Hugo: Scott has a lot of experience in surface science, and by joining his lab, I hope to gain experience in various surface characterization techniques that will complement my background in preparative mass spectrometry. Another major motivation for joining his lab is the opportunity to contribute to several collaborative projects he is involved in. As scientists, it is important to build a strong network of collaborations, and I enjoy participating in cross-disciplinary research. Scott maintains strong collaborations with theory groups and is part of the Center for Synthetic Organic Electrochemistry (CSOE). I believe that being involved in these collaborative efforts would be both scientifically exciting and would provide an opportunity to interact with researchers from diverse fields.

What led you to this specific project?

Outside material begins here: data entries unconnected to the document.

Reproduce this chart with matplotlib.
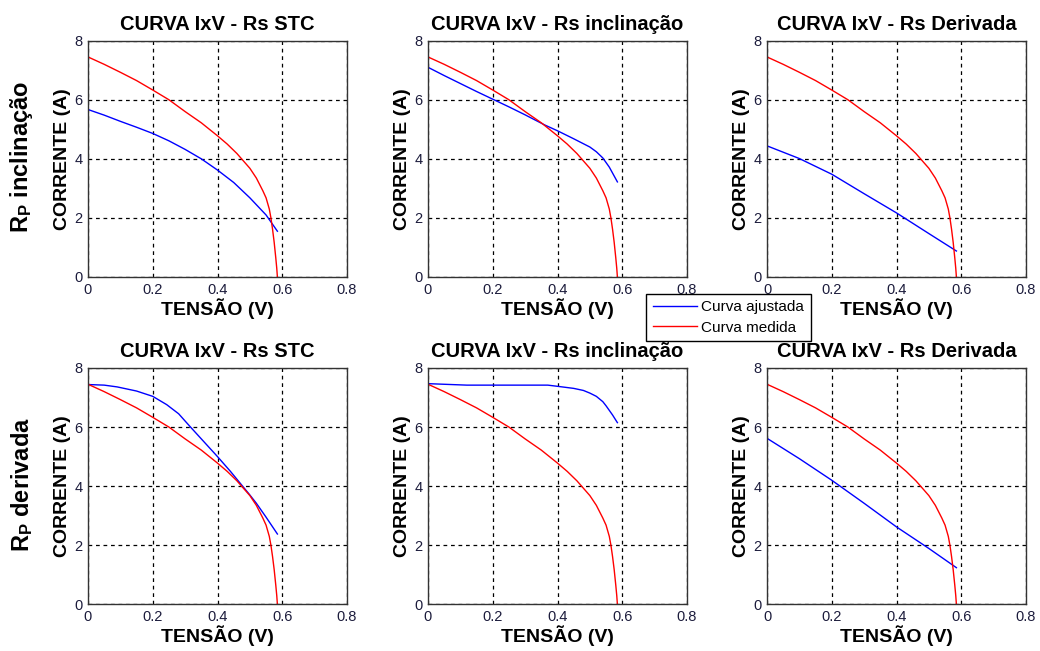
import matplotlib
matplotlib.use("Agg")
import matplotlib.pyplot as plt
from matplotlib.lines import Line2D

plt.rcParams['font.family'] = ['Liberation Sans', 'DejaVu Sans']
plt.rcParams['mathtext.fontset'] = 'custom'
plt.rcParams['mathtext.rm'] = 'Liberation Sans'
plt.rcParams['mathtext.bf'] = 'Liberation Sans:bold'

# Measured I-V curve (same in every panel)
v_medida = [0.00, 0.05, 0.10, 0.15, 0.20, 0.25, 0.30, 0.35, 0.40, 0.43, 0.46,
            0.48, 0.50, 0.52, 0.54, 0.55, 0.56, 0.565, 0.57, 0.575, 0.58,
            0.583, 0.585]
i_medida = [7.45, 7.20, 6.93, 6.65, 6.33, 6.00, 5.60, 5.22, 4.78, 4.50, 4.18,
            3.93, 3.68, 3.35, 2.92, 2.68, 2.30, 2.00, 1.62, 1.18, 0.65,
            0.30, 0.00]

# Fitted curves: row = Rp method, column = Rs method
v_rpi_stc = [0.0, 0.05, 0.1, 0.15, 0.2, 0.25, 0.3, 0.35, 0.4, 0.45, 0.5, 0.55, 0.585]
i_rpi_stc = [5.67, 5.48, 5.27, 5.07, 4.86, 4.61, 4.32, 4.0, 3.62, 3.2, 2.68, 2.10, 1.55]

v_rpi_inc = [0.0, 0.05, 0.1, 0.15, 0.2, 0.25, 0.3, 0.36, 0.4, 0.45, 0.5, 0.52,
             0.54, 0.56, 0.585]
i_rpi_inc = [7.10, 6.82, 6.55, 6.28, 6.02, 5.76, 5.49, 5.15, 4.95, 4.68, 4.40, 4.24,
             4.03, 3.72, 3.22]

v_rpi_der = [0.0, 0.1, 0.2, 0.3, 0.4, 0.5, 0.585]
i_rpi_der = [4.44, 4.01, 3.48, 2.82, 2.17, 1.47, 0.88]

v_rpd_stc = [0.0, 0.05, 0.09, 0.15, 0.2, 0.243, 0.28, 0.315, 0.35, 0.4,
             0.44, 0.47, 0.5, 0.52, 0.55, 0.585]
i_rpd_stc = [7.44, 7.42, 7.36, 7.22, 7.04, 6.76, 6.45, 6.02, 5.6, 5.0,
             4.5, 4.1, 3.7, 3.42, 2.95, 2.38]

v_rpd_inc = [0.0, 0.12, 0.37, 0.4, 0.45, 0.48, 0.5, 0.52, 0.54, 0.55, 0.57, 0.585]
i_rpd_inc = [7.47, 7.42, 7.42, 7.38, 7.31, 7.24, 7.15, 7.04, 6.86, 6.72, 6.41, 6.15]

v_rpd_der = [0.0, 0.1, 0.2, 0.3, 0.4, 0.5, 0.585]
i_rpd_der = [5.62, 4.93, 4.2, 3.42, 2.62, 1.89, 1.24]

titulos = ['CURVA IxV - Rs STC', 'CURVA IxV - Rs inclinação', 'CURVA IxV - Rs Derivada']
linhas = [r'$\mathbf{R_P}$ inclinação', r'$\mathbf{R_P}$ derivada']
ajustadas = [[(v_rpi_stc, i_rpi_stc), (v_rpi_inc, i_rpi_inc), (v_rpi_der, i_rpi_der)],
             [(v_rpd_stc, i_rpd_stc), (v_rpd_inc, i_rpd_inc), (v_rpd_der, i_rpd_der)]]
x_ticks = [0, 0.2, 0.4, 0.6, 0.8]
x_ticklabels = ['0', '0.2', '0.4', '0.6', '0.8']
y_ticks = [0, 2, 4, 6, 8]

W, H = 1040, 651
fig = plt.figure(figsize=(W / 100, H / 100), dpi=100)

col_left = [88, 428, 767]
row_top = [40.7, 368]
ax_w, ax_h = 259, 236.3
tick_color = '#1c1c3c'

for r in range(2):
    for c in range(3):
        ax = fig.add_axes([col_left[c] / W, 1 - (row_top[r] + ax_h) / H, ax_w / W, ax_h / H])
        v_aj, i_aj = ajustadas[r][c]
        ax.plot(v_aj, i_aj, color='#0000ff', lw=1.0)
        ax.plot(v_medida, i_medida, color='#ff0000', lw=1.0)
        ax.set_xlim(0, 0.8)
        ax.set_ylim(0, 8)
        ax.set_xticks(x_ticks)
        ax.set_xticklabels(x_ticklabels)
        ax.set_yticks(y_ticks)
        ax.grid(True, color='black', linestyle=(0, (3, 3)), lw=0.9)
        ax.tick_params(length=0, labelsize=10.5, colors=tick_color, pad=4)
        for s in ax.spines.values():
            s.set_color('#333333')
            s.set_linewidth(1.0)
        ax.set_title(titulos[c], fontsize=14.5, fontweight='bold', pad=8)
        ax.set_xlabel('TENSÃO (V)', fontsize=14, fontweight='bold', labelpad=1)
        ax.set_ylabel('CORRENTE (A)', fontsize=14, fontweight='bold', labelpad=2)

for r, txt in enumerate(linhas):
    yc = row_top[r] + ax_h / 2 - 2
    fig.text(22 / W, 1 - yc / H, txt, rotation=90, ha='center', va='center',
             fontsize=17, fontweight='bold')

handles = [Line2D([], [], color='#0000ff', lw=1.0), Line2D([], [], color='#ff0000', lw=1.0)]
leg = fig.legend(handles, ['Curva ajustada', 'Curva medida'], loc='center',
                 bbox_to_anchor=(728.5 / W, 1 - 317.5 / H), fontsize=11,
                 fancybox=False, edgecolor='black', framealpha=1,
                 handlelength=2.9, handletextpad=0.25, borderpad=0.45,
                 labelspacing=0.4, borderaxespad=0)
leg.get_frame().set_linewidth(1.0)

fig.savefig('out.png', dpi=100, facecolor='white')
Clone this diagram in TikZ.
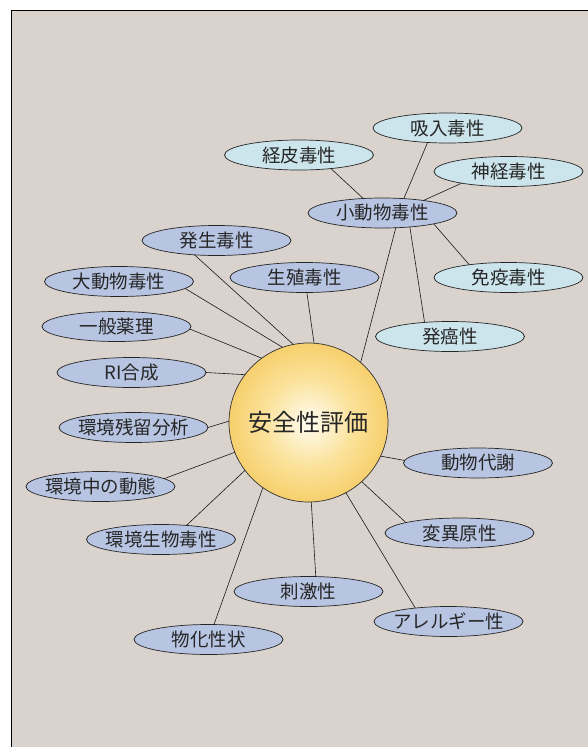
\documentclass[tikz,border=0pt]{standalone}
\usepackage{fontspec}
\setmainfont{Noto Sans CJK JP}
\usetikzlibrary{shapes.geometric}
\definecolor{bgc}{HTML}{DAD2CC}
\definecolor{bluefill}{HTML}{B8C5E2}
\definecolor{cyanfill}{HTML}{CCE5EC}
\definecolor{suncenter}{HTML}{FFFDF2}
\definecolor{sunmid}{HTML}{FBE29A}
\definecolor{sunedge}{HTML}{F0B020}
\pgfdeclareradialshading{sunshade}{\pgfpoint{0bp}{0bp}}{color(0bp)=(suncenter); color(14bp)=(sunmid); color(38bp)=(sunedge!80!sunmid); color(50bp)=(sunedge); color(100bp)=(sunedge)}
\newcommand{\ovtxt}[1]{\makebox[0pt][c]{#1}}
\tikzset{
  oval/.style={ellipse, draw=black!85, line width=0.7pt, minimum width=149pt, minimum height=30pt, inner sep=0pt, outer sep=0pt, font=\fontsize{18.5}{21}\selectfont, text=black!85},
  blueoval/.style={oval, fill=bluefill},
  cyanoval/.style={oval, fill=cyanfill},
  link/.style={draw=black!90, line width=0.6pt},
}
\begin{document}
\begin{tikzpicture}[x=1pt,y=-1pt]
\useasboundingbox (0,0) rectangle (588,747);
\fill[white] (0,0) rectangle (588,747);
\draw[fill=bgc, line width=1pt] (11,10) rectangle (600,760);

\node[circle, draw=black!80, line width=0.7pt, minimum size=159pt, inner sep=0pt, outer sep=0pt, shading=sunshade, font=\fontsize{24}{27}\selectfont, text=black!85] (c) at (308.5,422.5) {安全性評価};

\node[blueoval] (small) at (382.5,213) {\ovtxt{小動物毒性}};
\node[cyanoval] (inhal) at (447.5,128) {\ovtxt{吸入毒性}};
\node[cyanoval] (derm) at (299,155) {\ovtxt{経皮毒性}};
\node[cyanoval] (neuro) at (508.5,171.5) {\ovtxt{神経毒性}};
\node[cyanoval] (immun) at (508.5,277.5) {\ovtxt{免疫毒性}};
\node[cyanoval] (carc) at (450,336.5) {\ovtxt{発癌性}};

\node[blueoval] (repro) at (304.5,277.5) {\ovtxt{生殖毒性}};
\node[blueoval] (devel) at (216.5,240.5) {\ovtxt{発生毒性}};
\node[blueoval] (large) at (119,281.5) {\ovtxt{大動物毒性}};
\node[blueoval] (pharm) at (116.5,326.5) {\ovtxt{一般薬理}};
\node[blueoval] (ri) at (131.5,372.5) {\ovtxt{RI合成}};
\node[blueoval] (resid) at (133.5,427.5) {\ovtxt{環境残留分析}};
\node[blueoval] (fate) at (100.5,486.5) {\ovtxt{環境中の動態}};
\node[blueoval] (ecotox) at (161,539.5) {\ovtxt{環境生物毒性}};
\node[blueoval] (phys) at (208.5,639.5) {\ovtxt{物化性状}};
\node[blueoval] (irrit) at (308.5,591.5) {\ovtxt{刺激性}};
\node[blueoval] (aller) at (448.5,621.5) {\ovtxt{アレルギー性}};
\node[blueoval] (mutag) at (459.5,533) {\ovtxt{変異原性}};
\node[blueoval] (metab) at (478,463) {\ovtxt{動物代謝}};

\path[link] (inhal.216.2) -- (small.34.9);
\path[link] (derm.337) -- (small.143.8);
\path[link] (neuro.194.2) -- (small.17.5);
\path[link] (immun.162.7) -- (small.348.6);
\path[link] (carc.151.9) -- (small.333);

\path[link] (small.312.2) -- (c.49.8);
\path[link] (repro.279.2) -- (c.86.1);
\path[link] (devel.213.4) -- (c.101.7);
\path[link] (large.-6.6) -- (c.109.1);
\path[link] (pharm.-2.7) -- (c.126.5);
\path[link] (ri.0) -- (c.143.1);
\path[link] (resid.0) -- (c.179);
\path[link] (fate.7.2) -- (c.202);
\path[link] (ecotox.29.9) -- (c.217.5);
\path[link] (phys.70.5) -- (c.235.6);
\path[link] (irrit.64.2) -- (c.272.5);
\path[link] (aller.158.9) -- (c.298.6);
\path[link] (mutag.169.7) -- (c.312);
\path[link] (metab.178.5) -- (c.335.8);
\end{tikzpicture}
\end{document}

What discoveries have you both made so far?

Lokesh: My interest in working on clusters and single atom catalysts for electrochemical reactions, combined with my strong motivation to contribute to a cleaner and more energy-efficient future, is what drew me to this project. I’ve always been fascinated by how these tiny structures can have such a significant impact on catalytic activity and efficiency. The potential to push the boundaries of electrochemical reactions and develop sustainable energy solutions is not just exciting, but also deeply aligned with my long-term goal of advancing technologies that can address global energy challenges. This passion is what ultimately led me to pursue this project.

Hugo: The size-selected deposition of clusters provides fundamental insights that we hope can answer questions in the fields of catalysis and synthetic chemistry. Part of my excitement to join this project is being part of the CSOE, which brings together scientists from different fields -organic chemistry, electrochemistry, theory, and physical chemistry- to explore electrochemistry can be used to synthesize products with chemical selectivity and high yields. So far, we have been focused in showing that clusters of a particular size are better suited for selectivity in electrochemical processes. However, this is more challenging than it sounds. Clusters tend to aggregate quickly on surfaces, so we have to be creative and find approaches to stabilize them on the surface. The project is still in its early stages, but I am looking forward to the discoveries we will make!

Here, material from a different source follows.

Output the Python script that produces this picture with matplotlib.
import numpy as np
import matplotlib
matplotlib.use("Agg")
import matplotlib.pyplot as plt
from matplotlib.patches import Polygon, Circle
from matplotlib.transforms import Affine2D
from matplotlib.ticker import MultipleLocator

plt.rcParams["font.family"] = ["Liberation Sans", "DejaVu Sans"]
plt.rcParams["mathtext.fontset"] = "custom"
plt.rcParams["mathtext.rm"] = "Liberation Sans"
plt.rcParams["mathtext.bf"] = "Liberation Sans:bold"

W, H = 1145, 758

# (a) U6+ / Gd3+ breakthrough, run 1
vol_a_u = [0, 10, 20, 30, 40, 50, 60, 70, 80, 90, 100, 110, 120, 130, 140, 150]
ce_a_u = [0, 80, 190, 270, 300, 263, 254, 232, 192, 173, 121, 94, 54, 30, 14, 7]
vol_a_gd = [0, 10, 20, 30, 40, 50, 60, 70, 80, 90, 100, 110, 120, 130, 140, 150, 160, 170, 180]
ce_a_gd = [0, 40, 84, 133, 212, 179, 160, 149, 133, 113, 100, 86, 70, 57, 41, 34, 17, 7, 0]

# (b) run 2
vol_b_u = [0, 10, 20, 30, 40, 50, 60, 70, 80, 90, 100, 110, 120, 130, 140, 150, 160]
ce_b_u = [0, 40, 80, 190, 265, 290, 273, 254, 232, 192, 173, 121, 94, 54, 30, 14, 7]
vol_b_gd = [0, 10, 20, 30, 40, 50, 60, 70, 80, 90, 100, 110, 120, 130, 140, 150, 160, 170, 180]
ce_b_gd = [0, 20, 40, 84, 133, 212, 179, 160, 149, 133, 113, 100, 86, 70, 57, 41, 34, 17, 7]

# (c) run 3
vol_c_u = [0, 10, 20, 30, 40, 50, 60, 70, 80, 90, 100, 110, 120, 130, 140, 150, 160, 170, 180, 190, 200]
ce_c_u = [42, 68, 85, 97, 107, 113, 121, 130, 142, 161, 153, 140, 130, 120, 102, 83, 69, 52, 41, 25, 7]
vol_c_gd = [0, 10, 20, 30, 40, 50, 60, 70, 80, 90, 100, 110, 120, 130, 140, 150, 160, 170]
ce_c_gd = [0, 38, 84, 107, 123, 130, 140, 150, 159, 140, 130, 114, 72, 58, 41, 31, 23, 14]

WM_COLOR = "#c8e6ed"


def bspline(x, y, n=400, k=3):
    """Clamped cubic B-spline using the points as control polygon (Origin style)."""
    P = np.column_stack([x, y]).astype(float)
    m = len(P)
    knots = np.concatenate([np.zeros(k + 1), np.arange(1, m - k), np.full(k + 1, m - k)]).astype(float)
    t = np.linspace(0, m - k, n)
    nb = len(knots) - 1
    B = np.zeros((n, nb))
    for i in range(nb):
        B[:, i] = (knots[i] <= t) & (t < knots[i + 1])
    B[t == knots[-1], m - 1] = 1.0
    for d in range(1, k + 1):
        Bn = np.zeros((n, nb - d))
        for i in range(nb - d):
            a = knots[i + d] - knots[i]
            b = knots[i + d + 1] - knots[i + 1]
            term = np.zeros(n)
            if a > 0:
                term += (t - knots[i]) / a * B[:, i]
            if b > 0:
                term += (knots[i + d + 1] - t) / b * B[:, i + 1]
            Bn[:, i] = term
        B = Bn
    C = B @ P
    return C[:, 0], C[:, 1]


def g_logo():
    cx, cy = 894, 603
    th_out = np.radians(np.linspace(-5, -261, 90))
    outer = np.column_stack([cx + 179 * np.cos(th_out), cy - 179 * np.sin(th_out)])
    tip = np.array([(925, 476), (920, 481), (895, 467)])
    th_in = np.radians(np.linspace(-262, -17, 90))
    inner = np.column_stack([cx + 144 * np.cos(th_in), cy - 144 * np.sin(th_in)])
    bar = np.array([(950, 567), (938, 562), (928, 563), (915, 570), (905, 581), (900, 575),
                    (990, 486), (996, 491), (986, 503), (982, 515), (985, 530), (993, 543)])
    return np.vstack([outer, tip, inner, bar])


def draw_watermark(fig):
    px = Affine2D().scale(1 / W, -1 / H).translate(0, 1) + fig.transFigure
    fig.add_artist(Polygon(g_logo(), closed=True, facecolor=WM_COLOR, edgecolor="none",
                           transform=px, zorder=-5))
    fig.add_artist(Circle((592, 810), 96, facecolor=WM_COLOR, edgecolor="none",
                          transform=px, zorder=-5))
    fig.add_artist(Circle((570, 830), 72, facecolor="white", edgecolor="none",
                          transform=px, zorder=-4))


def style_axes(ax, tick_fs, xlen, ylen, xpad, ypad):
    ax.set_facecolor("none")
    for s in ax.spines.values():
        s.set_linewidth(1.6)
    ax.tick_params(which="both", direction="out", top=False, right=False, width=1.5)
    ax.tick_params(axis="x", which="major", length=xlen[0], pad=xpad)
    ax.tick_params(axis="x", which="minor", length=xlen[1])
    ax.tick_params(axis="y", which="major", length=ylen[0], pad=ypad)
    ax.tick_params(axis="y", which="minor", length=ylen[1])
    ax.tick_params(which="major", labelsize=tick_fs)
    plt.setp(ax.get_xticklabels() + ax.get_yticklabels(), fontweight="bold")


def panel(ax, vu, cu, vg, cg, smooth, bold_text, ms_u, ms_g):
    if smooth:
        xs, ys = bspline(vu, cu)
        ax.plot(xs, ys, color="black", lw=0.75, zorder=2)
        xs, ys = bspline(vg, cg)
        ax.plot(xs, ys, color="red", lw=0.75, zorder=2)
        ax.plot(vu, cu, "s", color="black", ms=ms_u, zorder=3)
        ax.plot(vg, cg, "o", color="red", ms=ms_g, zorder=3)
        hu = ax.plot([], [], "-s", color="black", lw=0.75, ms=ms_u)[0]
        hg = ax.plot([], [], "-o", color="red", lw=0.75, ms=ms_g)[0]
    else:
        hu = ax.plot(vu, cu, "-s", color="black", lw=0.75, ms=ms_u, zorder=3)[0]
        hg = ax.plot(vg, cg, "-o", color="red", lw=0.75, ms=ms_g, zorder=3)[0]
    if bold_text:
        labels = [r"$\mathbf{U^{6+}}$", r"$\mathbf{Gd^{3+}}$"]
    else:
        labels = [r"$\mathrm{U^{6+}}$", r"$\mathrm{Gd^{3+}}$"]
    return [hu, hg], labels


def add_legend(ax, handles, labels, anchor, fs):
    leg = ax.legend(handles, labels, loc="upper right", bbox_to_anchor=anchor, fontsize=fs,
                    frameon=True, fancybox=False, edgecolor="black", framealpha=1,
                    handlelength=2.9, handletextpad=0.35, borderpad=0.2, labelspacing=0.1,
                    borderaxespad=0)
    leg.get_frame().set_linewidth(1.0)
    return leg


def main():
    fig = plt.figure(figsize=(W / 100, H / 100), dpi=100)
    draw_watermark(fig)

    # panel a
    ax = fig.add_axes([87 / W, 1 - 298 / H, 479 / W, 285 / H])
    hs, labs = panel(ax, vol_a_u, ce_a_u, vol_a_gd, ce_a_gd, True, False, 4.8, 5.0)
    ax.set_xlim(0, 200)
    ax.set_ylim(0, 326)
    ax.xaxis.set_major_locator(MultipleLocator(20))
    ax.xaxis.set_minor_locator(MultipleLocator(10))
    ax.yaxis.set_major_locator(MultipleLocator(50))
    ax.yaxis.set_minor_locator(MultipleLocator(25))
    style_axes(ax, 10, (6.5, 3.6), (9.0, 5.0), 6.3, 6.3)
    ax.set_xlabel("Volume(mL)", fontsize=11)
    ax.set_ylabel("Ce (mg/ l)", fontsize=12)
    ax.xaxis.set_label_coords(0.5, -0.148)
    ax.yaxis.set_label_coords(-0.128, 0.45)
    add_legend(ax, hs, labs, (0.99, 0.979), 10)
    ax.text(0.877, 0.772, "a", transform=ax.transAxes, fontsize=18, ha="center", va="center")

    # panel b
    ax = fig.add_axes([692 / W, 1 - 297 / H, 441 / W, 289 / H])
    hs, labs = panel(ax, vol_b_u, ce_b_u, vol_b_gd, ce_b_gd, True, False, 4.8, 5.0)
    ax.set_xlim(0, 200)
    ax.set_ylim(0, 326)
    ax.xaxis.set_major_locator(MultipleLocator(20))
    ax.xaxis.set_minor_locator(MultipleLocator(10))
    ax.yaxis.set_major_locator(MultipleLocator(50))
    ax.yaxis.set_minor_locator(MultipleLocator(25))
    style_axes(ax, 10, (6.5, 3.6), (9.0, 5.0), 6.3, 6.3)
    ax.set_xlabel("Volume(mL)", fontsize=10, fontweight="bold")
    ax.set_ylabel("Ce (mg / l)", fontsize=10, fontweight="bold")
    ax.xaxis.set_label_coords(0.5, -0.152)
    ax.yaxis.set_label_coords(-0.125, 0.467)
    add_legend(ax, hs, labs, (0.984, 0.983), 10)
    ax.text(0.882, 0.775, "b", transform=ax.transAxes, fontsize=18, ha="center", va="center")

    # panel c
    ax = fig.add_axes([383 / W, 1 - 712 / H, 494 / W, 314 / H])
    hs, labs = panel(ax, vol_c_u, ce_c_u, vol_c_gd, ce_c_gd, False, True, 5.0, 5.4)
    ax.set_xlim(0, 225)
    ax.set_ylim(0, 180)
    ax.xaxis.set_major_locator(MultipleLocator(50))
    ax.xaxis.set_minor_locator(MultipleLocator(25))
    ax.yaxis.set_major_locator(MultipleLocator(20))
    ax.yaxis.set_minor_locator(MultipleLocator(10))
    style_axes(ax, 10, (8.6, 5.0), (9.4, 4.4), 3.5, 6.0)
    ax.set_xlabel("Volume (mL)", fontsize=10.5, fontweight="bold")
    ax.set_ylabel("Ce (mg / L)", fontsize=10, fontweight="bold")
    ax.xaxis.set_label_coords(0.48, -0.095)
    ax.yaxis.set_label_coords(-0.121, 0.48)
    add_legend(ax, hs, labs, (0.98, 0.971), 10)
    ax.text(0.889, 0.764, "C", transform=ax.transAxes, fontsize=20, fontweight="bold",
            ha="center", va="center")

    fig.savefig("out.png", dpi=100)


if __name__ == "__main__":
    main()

How will your discoveries advance the field of chemistry?

Lokesh: The development of efficient catalysts for electrochemical applications, particularly in energy conversion, supports the principles of green chemistry by promoting energy-efficient processes and reducing harmful byproducts. Electrochemical studies offer insights into fundamental chemical processes, such as electron transfer, adsorption and desorption at material surfaces. These insights can lead to a deeper understanding of reaction mechanisms, driving advancements in fields like surface chemistry, electrochemistry and catalysis. Such understanding is vital for designing better catalytic materials and improving industrial chemical processes.

Hugo: There is a high interest in the field of chemistry in developing novel methods for synthesizing products using green chemistry approaches, such as synthetic organic electrochemistry. I believe that by elucidating the key factors that influence catalyst-substrate and catalyst-support interactions, we can better design electrode interfaces that will open-up more ways of doing efficient organic electrochemical transformations.

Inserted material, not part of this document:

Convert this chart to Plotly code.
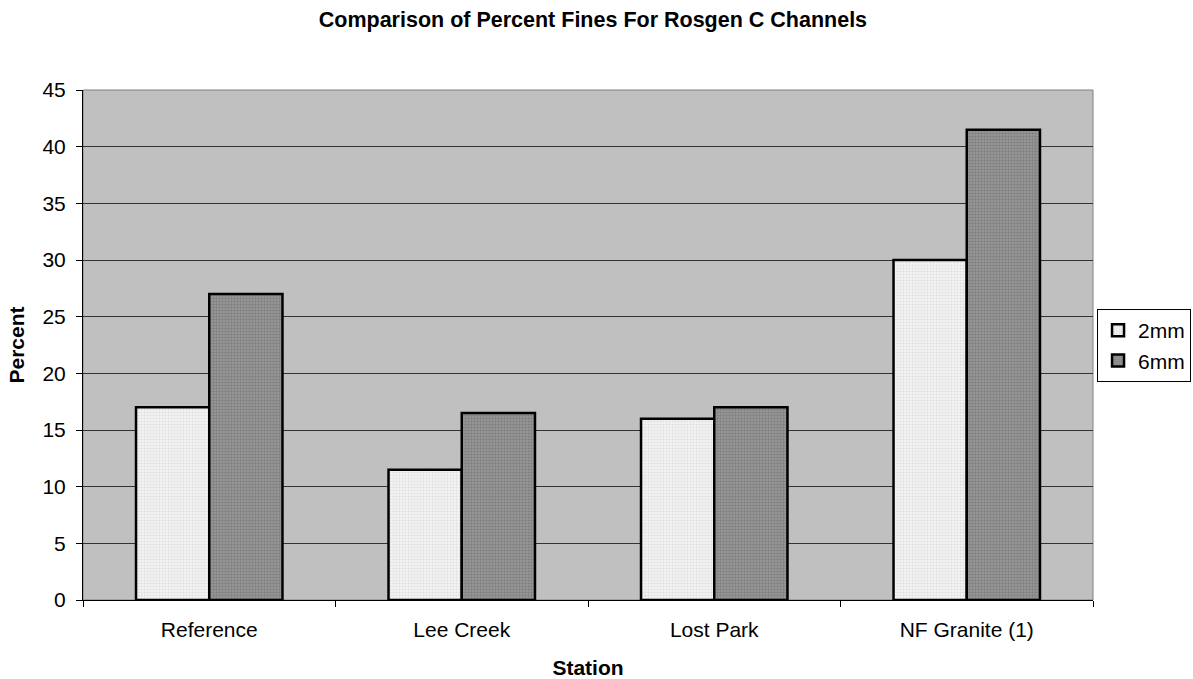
import plotly.graph_objects as go

categories = ["Reference", "Lee Creek", "Lost Park", "NF Granite (1)"]
fines_2mm = [17.0, 11.5, 16.0, 30.0]
fines_6mm = [27.0, 16.5, 17.0, 41.5]
y_ticks = [0, 5, 10, 15, 20, 25, 30, 35, 40, 45]

fig = go.Figure()
fig.add_trace(go.Bar(
    x=categories, y=fines_2mm, name="2mm",
    marker=dict(color="#f2f2f2", line=dict(color="black", width=2.5),
                pattern=dict(shape=".", fgcolor="#c8c8c8", bgcolor="#f4f4f4", size=3, solidity=0.4)),
))
fig.add_trace(go.Bar(
    x=categories, y=fines_6mm, name="6mm",
    marker=dict(color="#808080", line=dict(color="black", width=2.5),
                pattern=dict(shape=".", fgcolor="#666666", bgcolor="#9a9a9a", size=3, solidity=0.5)),
))

font_family = "Liberation Sans, Arial, sans-serif"
fs = 21
fig.update_layout(
    width=1193, height=679,
    margin=dict(l=83, r=100, t=90, b=79, autoexpand=False),
    paper_bgcolor="white",
    plot_bgcolor="#c0c0c0",
    barmode="group",
    bargap=0.42,
    bargroupgap=0,
    font=dict(family=font_family, size=fs, color="black"),
    title=dict(text="<b>Comparison of Percent Fines For Rosgen C Channels</b>",
               x=0.497, xref="container", xanchor="center",
               y=1 - 19 / 679, yref="container", yanchor="middle",
               font=dict(size=21.5, family=font_family)),
    showlegend=True,
    legend=dict(x=1.004, xref="paper", xanchor="left", y=0.499, yanchor="middle",
                bgcolor="white", bordercolor="black", borderwidth=1,
                font=dict(size=fs, family=font_family),
                itemwidth=30, tracegroupgap=0),
    xaxis=dict(
        title=dict(text="<b>Station</b>", font=dict(size=fs), standoff=20),
        automargin=False,
        showline=True, linecolor="black", linewidth=1,
        ticks="outside", ticklen=6, tickcolor="black", tickson="boundaries",
        ticklabelstandoff=11,
        tickfont=dict(size=fs), mirror=False, showgrid=False,
    ),
    yaxis=dict(
        title=dict(text="<b>Percent</b>", font=dict(size=fs), standoff=12),
        automargin=False,
        range=[0, 45], tickvals=y_ticks,
        showline=True, linecolor="black", linewidth=1,
        ticks="outside", ticklen=6, tickcolor="black", ticklabelstandoff=6,
        showgrid=True, gridcolor="#333333", gridwidth=1,
        tickfont=dict(size=fs), zeroline=False,
    ),
)
# grey border of the plot area (top/right)
fig.add_shape(type="rect", xref="paper", yref="paper", x0=0, x1=1, y0=0, y1=1,
              line=dict(color="#808080", width=1), layer="below")

fig.write_html("out.html")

What excited you most about this project? How will it contribute to your future career?

Lokesh: What excites me most about working with clusters is not only their remarkable activity compared to bulk materials, but also the ability to minimize the amount of catalyst needed, which reduces overall costs, making it a vital step towards developing more cost-effective solutions for the future. By exploring new possibilities in electrochemical energy systems, I aim to contribute to the global shift towards renewable energy and reducing our environmental footprint. It’s incredibly rewarding to play a role in this transformative shift towards a more sustainable future.

Hugo: I am particularly excited about performing electrochemistry experiments under surface science conditions (i.e. ultra high vacuum environment). Conducting these experiments at low pressures greatly minimizes air contamination, which is critical because platinum clusters are highly reactive, and their performance significantly decreases when exposed to atmospheric conditions. I find the experiment to be neat, challenging, and rewarding, as it provides valuable insights into the inherent chemical properties of the catalysts.  By learning this technique and collaborating with the team at CSOE, I hope to broaden my scientific horizons and create meaningful connections with my colleagues at the University of Utah and within CSOE.

(Statement in collaboration with Scott A) Why does this project matter? What does it tell us about science?

Lokesh: This project showcases how fundamental research in chemistry can lead to practical, real-world solutions. It highlights the importance of understanding molecular and atomic-level interactions to create better materials and shows that scientific exploration can pave the way for innovations that can help combat global energy and environmental challenges.

Hugo: Chemistry is truly fascinating. I am constantly inspired by the newer developments, techniques, and approaches from scientific labs across the world. What I find particularly beautiful is to see that, while science is incredibly diverse, it remains highly collaborative. We believe that the size-selective deposition of clusters for studying electrochemical transformations is a powerful approach for understanding fundamental processes that affect the efficiency of electrode interfaces. The ability to precisely tune the size of catalytic centers on the electrodes gives us a new variable to control to optimize properties, but also enables new understanding of catalytic mechanisms.  We are fascinated to learn new things about the atomic and molecular processes happening on those interfaces. But we are even more excited to see how these results contribute to a broader context where multiple labs across the US are collaborating in finding ways to create unique products using more efficient and environmentally friendly processes!